I have been struggling to find an acceptable answer for this question for my purposes.
There are many ways to find similarity between two organic compounds - some of which are particularly popular in chemoinformatics. The seemingly most popular way is to use fingerprints of molecules, which then somehow correlates to the structure/function of various parts of the molecule. This approach seems very good when you're looking for general similarity between molecules. It also has the added benefit of making it fast to compare huge amounts of molecules, as each molecule can be encoded separately (so it's generally speaking $O(n)$), rather than comparing every pair of molecules (which would be $O(n^2)$).

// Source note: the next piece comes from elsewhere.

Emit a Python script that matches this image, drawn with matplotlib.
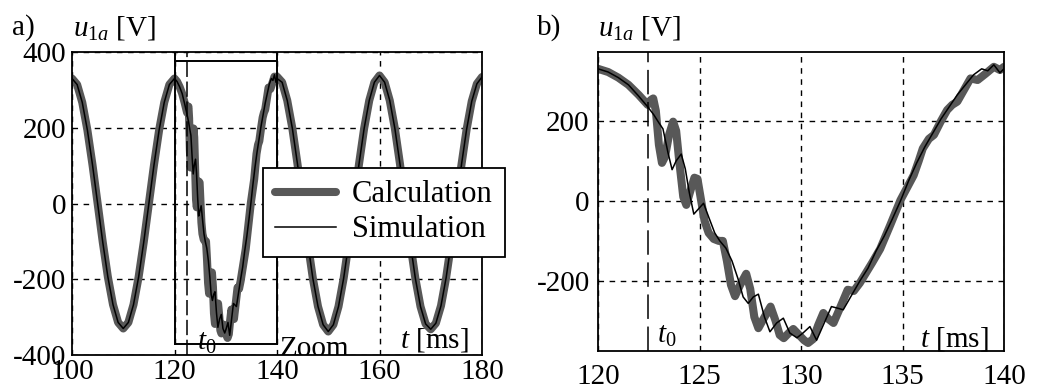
import numpy as np
import matplotlib
matplotlib.use("Agg")
import matplotlib.pyplot as plt

plt.rcParams['font.family'] = ['Liberation Serif', 'DejaVu Serif']
plt.rcParams['mathtext.fontset'] = 'custom'
plt.rcParams['mathtext.rm'] = 'Liberation Serif'
plt.rcParams['mathtext.it'] = 'Liberation Serif:italic'
plt.rcParams['axes.unicode_minus'] = False

# steady-state part before the zoom window (t = 100 .. 119 ms)
t_pre = np.arange(100, 120, 1.0)
u_pre = [330, 314, 267, 194, 102, 0, -102, -194, -267, -314,
         -330, -314, -267, -194, -102, 0, 102, 194, 267, 314]

# steady-state part after the zoom window (t = 141 .. 180 ms)
t_post = np.arange(141, 181, 1.0)
u_post = [320, 272, 198, 104, 0, -104, -198, -272, -320, -338,
          -320, -272, -198, -104, 0, 104, 198, 272, 320, 338,
          320, 272, 198, 104, 0, -104, -198, -272, -318, -332,
          -316, -270, -196, -103, 0, 103, 196, 270, 316, 334]

# zoom window 120 .. 140 ms, calculation
t_calc_zoom = [120.0, 120.5, 121.0, 121.5, 122.0, 122.45, 122.6, 122.72, 122.85, 123.0,
               123.15, 123.3, 123.5, 123.7, 123.85, 124.0, 124.2, 124.35, 124.55, 124.75,
               124.9, 125.05, 125.25, 125.45, 125.7, 125.95, 126.15, 126.35, 126.55, 126.75,
               127.0, 127.3, 127.5, 127.7, 127.9, 128.15, 128.5, 128.75, 128.95, 129.15,
               129.4, 129.62, 129.9, 130.15, 130.35, 130.6, 130.85, 131.1, 131.35, 131.6,
               131.9, 132.3, 132.6, 132.9, 133.2, 133.5, 133.9, 134.4, 134.9, 135.3,
               135.55, 135.8, 136.0, 136.3, 136.55, 136.9, 137.2, 137.45, 137.7, 138.0,
               138.35, 138.7, 139.1, 139.5, 139.8, 140.0]
u_calc_zoom = [330, 322, 308, 290, 265, 240, 252, 256, 225, 140,
               95, 110, 165, 198, 175, 100, 10, -10, 25, 58,
               55, 10, -50, -80, -95, -100, -100, -150, -210, -238,
               -210, -182, -220, -290, -318, -295, -264, -300, -335, -343,
               -330, -320, -335, -348, -355, -345, -310, -280, -295, -305,
               -270, -222, -225, -205, -180, -155, -120, -60, 2, 40,
               64, 100, 131, 155, 165, 200, 227, 240, 248, 275,
               306, 302, 318, 335, 327, 335]

# zoom window 120 .. 140 ms, simulation
t_sim_zoom = [120.0, 120.5, 121.0, 121.5, 122.0, 122.45, 122.75, 123.0, 123.2, 123.45,
              123.65, 123.85, 124.1, 124.3, 124.5, 124.72, 124.95, 125.2, 125.45, 125.75,
              126.0, 126.3, 126.6, 126.9, 127.15, 127.4, 127.65, 127.9, 128.2, 128.47,
              128.8, 129.13, 129.45, 129.8, 130.1, 130.44, 130.77, 131.1, 131.5, 131.8,
              132.08, 132.5, 132.9, 133.3, 133.7, 134.1, 134.5, 134.9, 135.3, 135.7,
              136.1, 136.5, 136.9, 137.3, 137.7, 138.1, 138.5, 138.9, 139.2, 139.5,
              139.8, 140.0]
u_sim_zoom = [330, 322, 308, 290, 262, 235, 215, 195, 180, 120,
              78, 100, 117, 80, 20, -33, -20, -6, -40, -80,
              -100, -118, -150, -195, -240, -256, -240, -233, -290, -327,
              -305, -293, -330, -342, -330, -314, -348, -310, -264, -268,
              -272, -235, -200, -168, -125, -88, -45, 0, 50, 95,
              135, 170, 205, 235, 265, 290, 315, 330, 325, 340,
              320, 330]

t0 = 122.45

t_calc = np.concatenate([t_pre, t_calc_zoom, t_post])
u_calc = np.concatenate([u_pre, u_calc_zoom, u_post])
t_sim = np.concatenate([t_pre, t_sim_zoom, t_post])
u_sim = np.concatenate([u_pre, u_sim_zoom, u_post])

W, H = 1043, 390
fig = plt.figure(figsize=(W / 100, H / 100), dpi=100)
ax1 = fig.add_axes([72 / W, 1 - 355 / H, 410 / W, 303 / H])
ax2 = fig.add_axes([598 / W, 1 - 351 / H, 406 / W, 299 / H])

calc_style = dict(color='#585858', lw=5.8, solid_capstyle='round', solid_joinstyle='round')
sim_style = dict(color='black', lw=1.1)
grid_style = dict(color='black', lw=1.0, linestyle=(0, (4, 4)))
fs = 21

for ax in (ax1, ax2):
    ax.plot(t_calc, u_calc, label='Calculation', **calc_style)
    ax.plot(t_sim, u_sim, label='Simulation', **sim_style)
    ax.grid(True, **grid_style)
    ax.tick_params(length=0, labelsize=fs)
    for s in ax.spines.values():
        s.set_linewidth(1.3)

# panel a
ax1.set_xlim(100, 180)
ax1.set_ylim(-400, 400)
ax1.set_xticks([100, 120, 140, 160, 180])
ax1.set_yticks([-400, -200, 0, 200, 400])
ax1.tick_params(axis='x', pad=3)
ax1.tick_params(axis='y', pad=4)
ax1.axvline(t0, color='black', lw=1.1, linestyle=(0, (10, 3)))
box = dict(color='black', lw=1.4)
ax1.plot([120, 120], [-370, 400], **box)
ax1.plot([140, 140], [-370, 400], **box)
ax1.plot([120, 140], [375, 375], **box)
ax1.plot([120, 140], [-370, -370], **box)
ax1.text(124.3, -387, r'$t_0$', fontsize=fs)
ax1.text(140.6, -402, 'Zoom', fontsize=fs, clip_on=True)
ax1.text(164.0, -381, r'$t$ [ms]', fontsize=fs)

ax1.legend(loc='upper left', bbox_to_anchor=(263 / W, 1 - 168 / H),
           bbox_transform=fig.transFigure, fontsize=fs + 1, frameon=True,
           fancybox=False, framealpha=1, edgecolor='black', borderpad=0.4,
           borderaxespad=0, handlelength=2.0, handletextpad=0.5, labelspacing=0.2)
ax1.get_legend().get_frame().set_linewidth(1.3)

# panel b
ax2.set_xlim(120, 140)
ax2.set_ylim(-375, 372)
ax2.set_xticks([120, 125, 130, 135, 140])
ax2.set_yticks([-200, 0, 200])
ax2.tick_params(axis='x', pad=9)
ax2.tick_params(axis='y', pad=6)
ax2.axvline(t0, color='black', lw=1.1, linestyle=(0, (16, 5)))
ax2.text(122.9, -355, r'$t_0$', fontsize=fs)
ax2.text(135.86, -365, r'$t$ [ms]', fontsize=fs)

fig.text(12 / W, 1 - 35 / H, 'a)', fontsize=fs)
fig.text(73 / W, 1 - 35 / H, r'$u_{1a}$ [V]', fontsize=fs)
fig.text(537 / W, 1 - 35 / H, 'b)', fontsize=fs)
fig.text(598 / W, 1 - 35 / H, r'$u_{1a}$ [V]', fontsize=fs)

fig.savefig('out.png', dpi=100)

However, for some purposes, this fingerprinting approach is not very good. I need a function of two molecules with the following properties:
- If $A$ and $B$ are two molecules, then $f(A, B) \in [0, \infty).$
- $f(A, A) = 0$
- $f(A,B) + f(B,C) \geq f(A,C)$
These are similar to the basic requirements for a metric space. (The big omission is that I don't necessarily need $f(A,B) = f(B,A),$ although this certainly couldn't hurt!)
The reason that I want such a function is because I'm designing a neural network that essentially outputs a molecule, and I want to have some sort of error on the output.
I have played around a bit with Python-RDKit, and its similarity module, but haven't really been able to form a good "error" function from the output.
I've also experimented a bit with an algorithm I created that looks for the largest identical connected subgraphs of two molecules, and essentially finds matches for each part of the query molecule. The final output is then how many different parts the molecule needs to be split into to find a match.
For instance, if the "true" molecule is ethylbenzene, while the query molecule is m-xylene, then the algorithm would find that the m-xylene needs to be broken into 3 parts for each part to find a perfect match: a benzyl group missing a hydrogen at the third carbon of the aromatic ring, the methyl group that was formerly attached at the third carbon, and the hydrogen that remains from the benzyl group.
However, this algorithm suffers from several problems:
If the query is a subset of the true answer, then the algorithm will always give the answer as 2 (one part is the subset, and the other part is the hydrogen that caps it - try seeing it with something like query - methane, true - acetic acid). This isn't that big of a concern, as you can simply run the algorithm twice - once comparing the query to the true molecule, and once in reverse. That way, if the two molecules are indeed far apart, it's not hard to see (the superset molecule may need to be broken into many pieces to be identical).
This algorithm is slow. Don't really see a way to speed it up. It searches for maps from subsets of the query molecule to the true molecule, then gradually builds up from there. It also can't pick maps randomly as being the best, then growing from there, as picking the wrong direction can easily make the "best" map drastically short. So it has to do all possible maps at the same time. Which is slow.
In short, this is a somewhat open-ended question that boils down to:
How can we put a (loose) metric on the set of organic molecules?